**Instructions for the task:** Without the pictures, print the lines running from the beginning of the material to the line containing "1.10, 1.31, 1.31]", both ends included.

* Begin Raw data *

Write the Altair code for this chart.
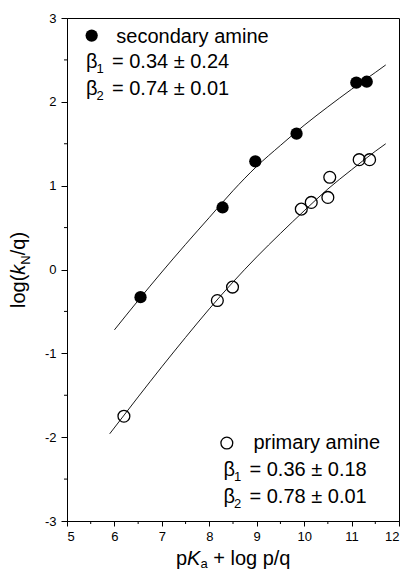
import altair as alt
import pandas as pd

# ---- data ----
sec_x = [6.55, 8.28, 8.97, 9.84, 11.10, 11.32]
sec_y = [-0.33, 0.74, 1.29, 1.62, 2.23, 2.24]
pri_x = [6.20, 8.17, 8.49, 9.94, 10.15, 10.50, 10.54, 11.16, 11.38]
pri_y = [-1.75, -0.37, -0.21, 0.72, 0.80, 0.86, 1.10, 1.31, 1.31]

sec_fit_x = [6.0, 6.5, 7.0, 7.5, 8.0, 8.5, 9.0, 9.5, 10.0, 10.5, 11.0, 11.5, 11.72]
sec_fit_y = [-0.72, -0.37, -0.03, 0.30, 0.62, 0.94, 1.23, 1.48, 1.72, 1.94, 2.15, 2.35, 2.44]
pri_fit_x = [5.9, 6.5, 7.0, 7.5, 8.0, 8.5, 9.0, 9.5, 10.0, 10.5, 11.0, 11.5, 11.72]
pri_fit_y = [-1.96, -1.52, -1.16, -0.81, -0.47, -0.15, 0.15, 0.43, 0.70, 0.96, 1.19, 1.41, 1.50]

x_ticks = [5, 6, 7, 8, 9, 10, 11, 12]
y_ticks = [-3, -2, -1, 0, 1, 2, 3]
x_minor = [5.5, 6.5, 7.5, 8.5, 9.5, 10.5, 11.5]
y_minor = [-2.5, -1.5, -0.5, 0.5, 1.5, 2.5]

sec_label = "secondary amine"
pri_label = "primary amine"
sec_b1 = "= 0.34 ± 0.24"
sec_b2 = "= 0.74 ± 0.01"
pri_b1 = "= 0.36 ± 0.18"
pri_b2 = "= 0.78 ± 0.01"

W, H = 332, 503
FONT = "Liberation Sans"
FS = 20
SUB = 13

xs = alt.Scale(domain=[5, 12], nice=False, zero=False)
ys = alt.Scale(domain=[-3, 3], nice=False, zero=False)

X = alt.X("x:Q", scale=xs, axis=alt.Axis(values=x_ticks, title=None, labelExpr="'' + datum.value",
                                          tickSize=5, labelPadding=4))
Y = alt.Y("y:Q", scale=ys, axis=alt.Axis(values=y_ticks, title=None, labelExpr="'' + datum.value",
                                          tickSize=6, labelPadding=5))

fits = pd.concat([
    pd.DataFrame({"x": sec_fit_x, "y": sec_fit_y, "s": "secondary"}),
    pd.DataFrame({"x": pri_fit_x, "y": pri_fit_y, "s": "primary"}),
])
lines = alt.Chart(fits).mark_line(color="black", strokeWidth=0.9, interpolate="monotone").encode(
    x=X, y=Y, detail="s:N", order="x:Q")

sec_df = pd.DataFrame({"x": sec_x, "y": sec_y})
pri_df = pd.DataFrame({"x": pri_x, "y": pri_y})
filled = alt.Chart(sec_df).mark_point(shape="circle", filled=True, color="black", size=150, opacity=1).encode(x=X, y=Y)
opened = alt.Chart(pri_df).mark_point(shape="circle", filled=False, color="black", size=140,
                                      strokeWidth=1.3, opacity=1).encode(x=X, y=Y)

# legend symbols
leg_f = alt.Chart(pd.DataFrame({"x": [5.52], "y": [2.79]})).mark_point(
    shape="circle", filled=True, color="black", size=150, opacity=1).encode(x=X, y=Y)
leg_o = alt.Chart(pd.DataFrame({"x": [8.37], "y": [-2.07]})).mark_point(
    shape="circle", filled=False, color="black", size=140, strokeWidth=1.3, opacity=1).encode(x=X, y=Y)

# minor ticks
xmin = alt.Chart(pd.DataFrame({"x": x_minor, "y": [-3] * len(x_minor)})).mark_point(
    shape="M0,0V1", size=36, color="black", strokeWidth=1, opacity=1).encode(x=X, y=Y)
ymin = alt.Chart(pd.DataFrame({"x": [5] * len(y_minor), "y": y_minor})).mark_point(
    shape="M0,0H-1", size=36, color="black", strokeWidth=1, opacity=1).encode(x=X, y=Y)


def txt(x, y, t, dx=0, dy=0, size=FS, style="normal"):
    return alt.Chart(pd.DataFrame({"x": [x], "y": [y], "t": [t]})).mark_text(
        align="left", baseline="alphabetic", dx=dx, dy=dy, font=FONT, fontSize=size,
        fontStyle=style, color="black").encode(x=X, y=Y, text="t:N")


BW = 11.5   # width of beta
EQ = 26     # offset of "=" after beta

ann = [
    txt(6.04, 2.70, sec_label),
    txt(5.40, 2.40, "β"), txt(5.40, 2.40, "1", dx=BW - 1, dy=5, size=SUB), txt(5.40, 2.40, sec_b1, dx=EQ),
    txt(5.40, 2.08, "β"), txt(5.40, 2.08, "2", dx=BW - 1, dy=5, size=SUB), txt(5.40, 2.08, sec_b2, dx=EQ),
    txt(8.93, -2.14, pri_label),
    txt(8.30, -2.46, "β"), txt(8.30, -2.46, "1", dx=BW - 1, dy=5, size=SUB), txt(8.30, -2.46, pri_b1, dx=EQ),
    txt(8.30, -2.79, "β"), txt(8.30, -2.79, "2", dx=BW - 1, dy=5, size=SUB), txt(8.30, -2.79, pri_b2, dx=EQ),
]


def ttl(t, px, py, dx=0, dy=0, size=FS, style="normal", angle=0):
    return alt.Chart(pd.DataFrame({"t": [t]})).mark_text(
        align="left", baseline="alphabetic", dx=dx, dy=dy, font=FONT, fontSize=size,
        fontStyle=style, color="black", angle=angle).encode(
        x=alt.value(px), y=alt.value(py), text="t:N")


# x title: pKa + log p/q
XT = (109, 547)
xt = [
    ttl("p", *XT),
    ttl("K", *XT, dx=11.1, style="italic"),
    ttl("a", *XT, dx=24.4, dy=3, size=SUB),
    ttl("+ log p/q", *XT, dx=37.2),
]
# y title: log(kN/q)
YT = (-42, 290)
yt = [
    ttl("log(", *YT, angle=270),
    ttl("k", *YT, dx=33.3, style="italic", angle=270),
    ttl("N", *YT, dx=43.3, dy=5, size=SUB, angle=270),
    ttl("/q)", *YT, dx=52.7, angle=270),
]

chart = alt.layer(lines, filled, opened, leg_f, leg_o, xmin, ymin, *ann, *xt, *yt).properties(
    width=W, height=H,
    autosize=alt.AutoSizeParams(type="none"),
    padding={"left": 59, "top": 10, "right": 1, "bottom": 51},
).configure_view(stroke="black", strokeWidth=1).configure_axis(
    grid=False, domainColor="black", tickColor="black", labelColor="black",
    labelFont=FONT, labelFontSize=13, domainWidth=1, tickWidth=1,
)

chart.save("out.html", embed_options={"renderer": "svg", "actions": False})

* End Raw data *

**Result for this task:**
Write the Altair code for this chart.
import altair as alt
import pandas as pd

# ---- data ----
sec_x = [6.55, 8.28, 8.97, 9.84, 11.10, 11.32]
sec_y = [-0.33, 0.74, 1.29, 1.62, 2.23, 2.24]
pri_x = [6.20, 8.17, 8.49, 9.94, 10.15, 10.50, 10.54, 11.16, 11.38]
pri_y = [-1.75, -0.37, -0.21, 0.72, 0.80, 0.86, 1.10, 1.31, 1.31]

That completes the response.